### Given instruction
The line holding "plt.rcParams['font.family'] = ['Liberation" is the last one to output; start at the first line of the data, keep every line in between exactly, and leave out pictures.

### Available data
>> START
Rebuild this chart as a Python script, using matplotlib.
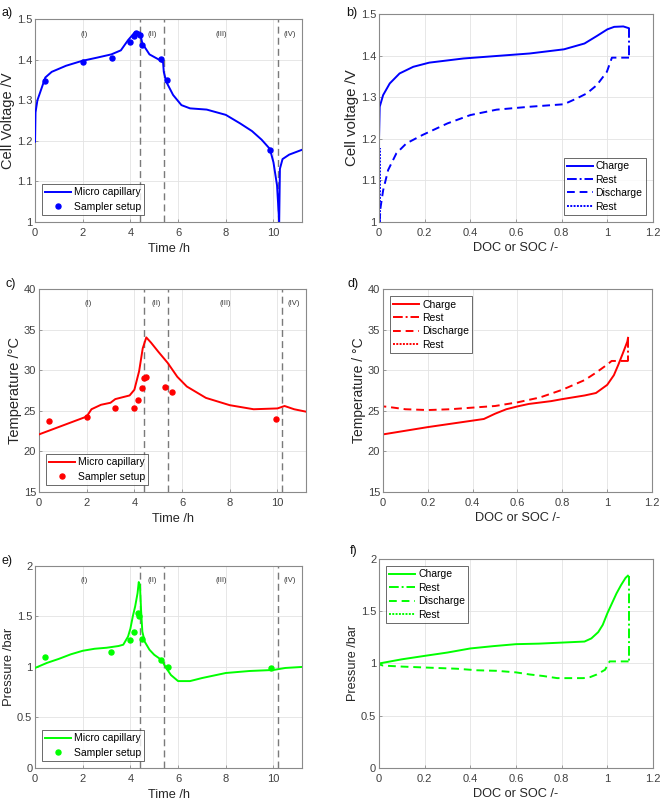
import matplotlib
matplotlib.use("Agg")
import matplotlib.pyplot as plt

plt.rcParams['font.family'] = ['Liberation Sans', 'DejaVu Sans']

# ---- time domain data (a, c, e) ----
t_volt = [0.0, 0.02, 0.1, 0.43, 0.7, 1.3, 1.97, 2.6, 3.2, 3.6, 3.9, 4.18, 4.4,
          4.5, 4.8, 5.2, 5.37, 5.4, 5.5, 5.79, 6.14, 6.5, 7.2, 8.0, 8.6, 9.1,
          9.5, 9.85, 10.0, 10.15, 10.24, 10.27, 10.38, 10.66, 11.2]
volt = [1.198, 1.27, 1.30, 1.356, 1.37, 1.385, 1.397, 1.405, 1.413, 1.423, 1.448, 1.467, 1.467,
        1.44, 1.413, 1.40, 1.393, 1.37, 1.346, 1.313, 1.288, 1.280, 1.277, 1.264, 1.243, 1.224,
        1.203, 1.18, 1.147, 1.09, 1.0, 1.131, 1.155, 1.166, 1.178]
t_volt_s = [0.42, 2.0, 3.21, 3.97, 4.14, 4.25, 4.39, 4.49, 5.30, 5.55, 9.86]
volt_s = [1.347, 1.394, 1.405, 1.444, 1.458, 1.465, 1.462, 1.436, 1.401, 1.350, 1.177]

t_temp = [0.0, 1.0, 2.0, 2.2, 2.6, 3.0, 3.2, 3.8, 4.0, 4.2, 4.35, 4.5, 4.7, 5.0,
          5.4, 5.8, 6.2, 7.0, 8.0, 9.0, 10.0, 10.3, 10.7, 11.2]
temp = [22.1, 23.2, 24.3, 25.2, 25.75, 26.0, 26.45, 26.9, 27.6, 29.9, 32.7, 34.05, 33.4, 32.3,
        30.9, 29.2, 28.0, 26.6, 25.7, 25.2, 25.3, 25.6, 25.2, 24.9]
t_temp_s = [0.42, 2.0, 3.2, 4.0, 4.17, 4.34, 4.42, 4.5, 5.3, 5.58, 9.92]
temp_s = [23.8, 24.3, 25.4, 25.4, 26.3, 27.8, 29.1, 29.2, 27.9, 27.3, 24.0]

t_pres = [0.0, 0.5, 1.0, 1.5, 2.0, 2.5, 3.0, 3.5, 3.7, 3.9, 4.0, 4.1, 4.2, 4.3, 4.35,
          4.4, 4.45, 4.5, 4.6, 4.8, 5.0, 5.3, 5.5, 5.7, 6.0, 6.5, 7.0, 7.5, 8.0, 9.0,
          10.0, 10.5, 11.2]
pres = [0.99, 1.04, 1.08, 1.125, 1.16, 1.18, 1.19, 1.207, 1.22, 1.30, 1.38, 1.5, 1.6, 1.73, 1.84,
        1.81, 1.55, 1.35, 1.25, 1.17, 1.12, 1.07, 0.99, 0.92, 0.86, 0.86, 0.89, 0.915, 0.94, 0.96,
        0.97, 0.99, 1.0]
t_pres_s = [0.42, 3.2, 4.0, 4.15, 4.3, 4.36, 4.47, 5.3, 5.57, 9.9]
pres_s = [1.10, 1.145, 1.27, 1.35, 1.53, 1.50, 1.28, 1.07, 1.0, 0.99]

phase_bounds = [4.4, 5.4, 10.2]
phase_names = ['(I)', '(II)', '(III)', '(IV)']
phase_x = [2.07, 4.9, 7.8, 10.7]

# ---- SOC domain data (b, d, f) ----
soc_v_chg = [0.0, 0.003, 0.018, 0.047, 0.09, 0.15, 0.22, 0.37, 0.515, 0.66, 0.81, 0.9,
             0.954, 1.0, 1.03, 1.07, 1.093]
v_chg = [1.2, 1.277, 1.305, 1.333, 1.357, 1.373, 1.383, 1.393, 1.399, 1.405, 1.415, 1.429,
         1.447, 1.463, 1.469, 1.470, 1.466]
soc_v_rest1 = [1.095, 1.095]
v_rest1 = [1.466, 1.395]
soc_v_dis = [1.095, 1.02, 0.998, 0.954, 0.91, 0.866, 0.81, 0.66, 0.515, 0.4, 0.3, 0.19,
             0.12, 0.076, 0.04, 0.018, 0.007, 0.003]
v_dis = [1.395, 1.395, 1.361, 1.329, 1.309, 1.297, 1.283, 1.277, 1.27, 1.257, 1.237, 1.209,
         1.189, 1.165, 1.125, 1.076, 1.036, 1.004]
soc_v_rest2 = [0.003, 0.003]
v_rest2 = [1.0, 1.177]

soc_t_chg = [0.0, 0.1, 0.2, 0.3, 0.4, 0.45, 0.5, 0.55, 0.6, 0.65, 0.75, 0.8, 0.9, 0.95,
             0.98, 1.0, 1.03, 1.05, 1.07, 1.09, 1.093]
t_chg = [22.1, 22.55, 23.0, 23.4, 23.8, 24.0, 24.65, 25.2, 25.55, 25.85, 26.2, 26.45, 26.9,
         27.2, 27.8, 28.2, 29.4, 30.7, 32.1, 33.55, 34.0]
soc_t_rest1 = [1.095, 1.095]
t_rest1 = [34.0, 31.15]
soc_t_dis = [1.095, 1.02, 1.0, 0.95, 0.9, 0.85, 0.8, 0.7, 0.6, 0.5, 0.4, 0.3, 0.2, 0.1,
             0.02, 0.0]
t_dis = [31.15, 31.15, 30.7, 29.7, 28.8, 28.2, 27.6, 26.65, 26.05, 25.6, 25.4, 25.2, 25.1,
         25.2, 25.5, 25.55]
soc_t_rest2 = [0.002, 0.002]
t_rest2 = [25.55, 24.9]

soc_p_chg = [0.0, 0.1, 0.2, 0.3, 0.4, 0.5, 0.6, 0.7, 0.8, 0.9, 0.93, 0.96, 0.98, 1.0,
             1.02, 1.04, 1.06, 1.08, 1.09]
p_chg = [1.0, 1.04, 1.073, 1.105, 1.144, 1.166, 1.185, 1.19, 1.2, 1.21, 1.24, 1.30, 1.37,
         1.48, 1.575, 1.67, 1.75, 1.82, 1.84]
soc_p_rest1 = [1.093, 1.093]
p_rest1 = [1.84, 1.02]
soc_p_dis = [1.093, 1.01, 0.99, 0.954, 0.925, 0.895, 0.84, 0.78, 0.72, 0.66, 0.6, 0.515,
             0.43, 0.34, 0.22, 0.105, 0.018, 0.003]
p_dis = [1.02, 1.02, 0.94, 0.895, 0.87, 0.86, 0.86, 0.86, 0.88, 0.895, 0.915, 0.93,
         0.935, 0.95, 0.96, 0.97, 0.98, 0.99]
soc_p_rest2 = [0.002, 0.002]
p_rest2 = [0.98, 1.0]

BLUE = (0, 0, 1)
RED = (1, 0, 0)
GREEN = (0, 1, 0)
LW = 1.4
TXT = '#262626'


def style_axes(ax, xlim, xticks, ylim, yticks):
    ax.set_xlim(xlim)
    ax.set_ylim(ylim)
    ax.set_xticks(xticks)
    ax.set_yticks(yticks)
    ax.set_xticklabels([('%g' % v) for v in xticks])
    ax.set_yticklabels([('%g' % v) for v in yticks])
    ax.grid(True, color='#e3e3e3', lw=0.6)
    ax.set_axisbelow(True)
    for s in ax.spines.values():
        s.set_color('#8a8a8a')
        s.set_linewidth(0.8)
    ax.tick_params(direction='in', length=2.5, width=0.6, colors='#8a8a8a',
                   labelcolor='#404040', labelsize=8, pad=2)
    ax.tick_params(axis='x', pad=4)


def finish_legend(ax, loc, spacing):
    leg = ax.legend(loc=loc, fontsize=7.5, handlelength=2.5, handletextpad=0.25,
                    borderpad=0.3, labelspacing=spacing, fancybox=False,
                    borderaxespad=0.7)
    leg.get_frame().set_edgecolor(TXT)
    leg.get_frame().set_linewidth(0.6)


def time_panel(ax, t, y, ts, ys, color, ylim, yticks, ylabel, ysize, label_y):
    style_axes(ax, (0, 11.2), [0, 2, 4, 6, 8, 10], ylim, yticks)
    for b in phase_bounds:
        ax.axvline(b, color='#7a7a7a', ls=(0, (5, 3)), lw=1.0, zorder=1)
    for name, px in zip(phase_names, phase_x):
        ax.text(px, label_y, name, fontsize=5.5, ha='center', va='center', color='#333333')
    ax.plot(t, y, color=color, lw=LW, label='Micro capillary', zorder=3)
    ax.plot(ts, ys, 'o', color=color, ms=3.6, label='Sampler setup', zorder=4)
    ax.set_xlabel('Time /h', fontsize=9.2, color=TXT, labelpad=4)
    ax.set_ylabel(ylabel, fontsize=ysize, color=TXT, labelpad=1)
    finish_legend(ax, 'lower left', 0.4)


def soc_panel(ax, curves, color, ylim, yticks, ylabel, ysize, loc):
    style_axes(ax, (0, 1.2), [0, 0.2, 0.4, 0.6, 0.8, 1.0, 1.2], ylim, yticks)
    styles = ['-', (0, (5, 1.5, 1, 1.5)), (0, (4, 2.5)), (0, (1, 0.7))]
    names = ['Charge', 'Rest', 'Discharge', 'Rest']
    for (x, y), ls, nm in zip(curves, styles, names):
        ax.plot(x, y, color=color, lw=LW, ls=ls, label=nm)
    ax.set_xlabel('DOC or SOC /-', fontsize=9.2, color=TXT, labelpad=3)
    ax.set_ylabel(ylabel, fontsize=ysize, color=TXT, labelpad=1)
    finish_legend(ax, loc, 0.33)


fig = plt.figure(figsize=(6.61, 8.02), dpi=100)

ax_a = fig.add_axes([0.053, 0.7232, 0.404, 0.253])
ax_b = fig.add_axes([0.5734, 0.7232, 0.4145, 0.2594])
ax_c = fig.add_axes([0.059, 0.3865, 0.404, 0.253])
ax_d = fig.add_axes([0.5794, 0.3865, 0.407, 0.253])
ax_e = fig.add_axes([0.053, 0.0424, 0.404, 0.252])
ax_f = fig.add_axes([0.5734, 0.0424, 0.4145, 0.2606])

time_panel(ax_a, t_volt, volt, t_volt_s, volt_s, BLUE, (1, 1.5),
           [1, 1.1, 1.2, 1.3, 1.4, 1.5], 'Cell Voltage /V', 10.5, 1.462)
time_panel(ax_c, t_temp, temp, t_temp_s, temp_s, RED, (15, 40),
           [15, 20, 25, 30, 35, 40], 'Temperature /°C', 10.5, 38.2)
time_panel(ax_e, t_pres, pres, t_pres_s, pres_s, GREEN, (0, 2),
           [0, 0.5, 1, 1.5, 2], 'Pressure /bar', 9.4, 1.86)

soc_panel(ax_b, [(soc_v_chg, v_chg), (soc_v_rest1, v_rest1), (soc_v_dis, v_dis),
                 (soc_v_rest2, v_rest2)], BLUE, (1, 1.5), [1, 1.1, 1.2, 1.3, 1.4, 1.5],
          'Cell voltage /V', 10.8, 'lower right')
soc_panel(ax_d, [(soc_t_chg, t_chg), (soc_t_rest1, t_rest1), (soc_t_dis, t_dis),
                 (soc_t_rest2, t_rest2)], RED, (15, 40), [15, 20, 25, 30, 35, 40],
          'Temperature / °C', 10.0, 'upper left')
soc_panel(ax_f, [(soc_p_chg, p_chg), (soc_p_rest1, p_rest1), (soc_p_dis, p_dis),
                 (soc_p_rest2, p_rest2)], GREEN, (0, 2), [0, 0.5, 1, 1.5, 2],
          'Pressure /bar', 9.1, 'upper left')

for lab, (px, py) in zip(['a)', 'b)', 'c)', 'd)', 'e)', 'f)'],
                         [(2, 13), (346, 13), (5, 284), (348, 284), (2, 561), (350, 551)]):
    fig.text(px / 661, 1 - py / 802, lab, fontsize=9, ha='left', va='center', color='#111111')

fig.savefig('out.png', dpi=100)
>> END
### Result
Rebuild this chart as a Python script, using matplotlib.
import matplotlib
matplotlib.use("Agg")
import matplotlib.pyplot as plt

plt.rcParams['font.family'] = ['Liberation Sans', 'DejaVu Sans']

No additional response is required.